At immigration headquarters, the FBI was waiting, along with a 16-year-old girl from Guinea whom Tashnuba knew slightly from a Manhattan mosque. The girls were driven to a maximum-security juvenile-detention center in rural Pennsylvania.

After two weeks of frantic inquiries by Tashnuba's parents, The New York Times learned that she was one of two girls being held for questioning by the FBI.

"They tried to twist my mind," Tashnuba says. "They had their little tactics—start with nice questions, try to get more severe. . . . When I did cry, they were, like, mocking me."

According to a government document provided to The Times, the FBI asserted that the girls presented "an imminent threat to the security of the United States based upon evidence that they plan to be suicide bombers." The document cited no evidence. A government psychiatrist concluded that Tashnuba was neither suicidal nor homicidal, and recommended her release. But the agents, Tashnuba says, kept "trying to link me to the psychological state."

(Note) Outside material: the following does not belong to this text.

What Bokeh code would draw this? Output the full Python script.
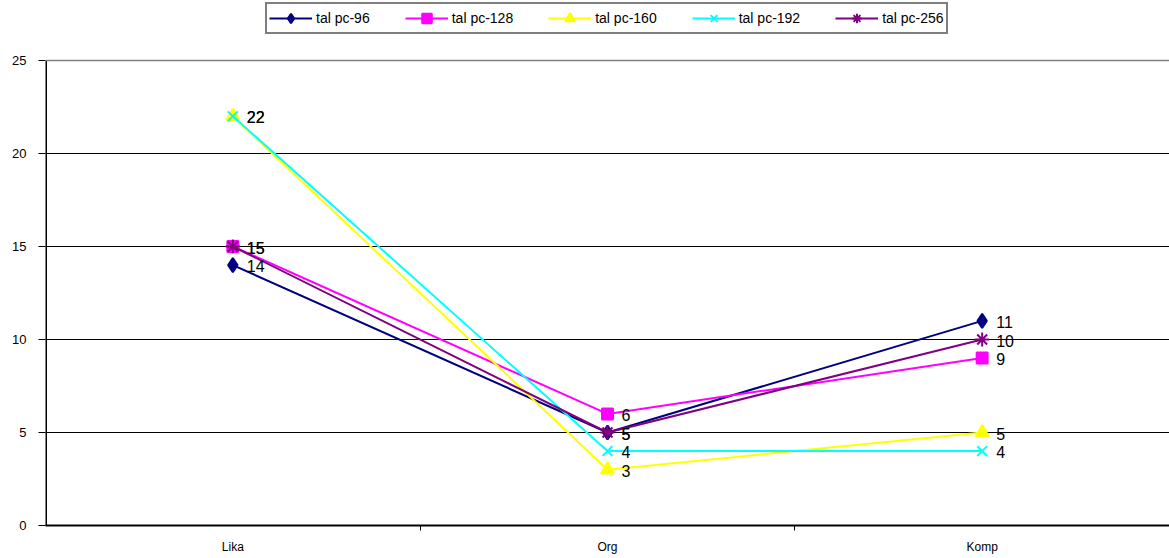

The questioning went on, she says, from March 24 to April 7. Tashnuba dug in her heels, especially on her belief in jihad. "If Islam is threatened, you have a right to fight back," Tashnuba declared, citing Koranic verses.


When the Bangladeshi Consul General in New York pressed the government for an explanation, the Department of Homeland Security replied: The sole reason Tashnuba was being held was her "unlawful presence" in the U.S.

The other girl taken into custody returned to school in May, under orders not to discuss the case. But for Tashnuba, there was no prospect of release. Her mother asked to take "voluntary departure" with Tashnuba and two younger children, and an immigration judge issued the necessary order. Tashnuba's father and 14-year-old brother stayed in hiding in New York.

At one point in the journey, Tashnuba wished she had never gone to America, raging, "I see now you have no privacy, no liberty." But now she wishes for even one more day in New York, "to say goodbye."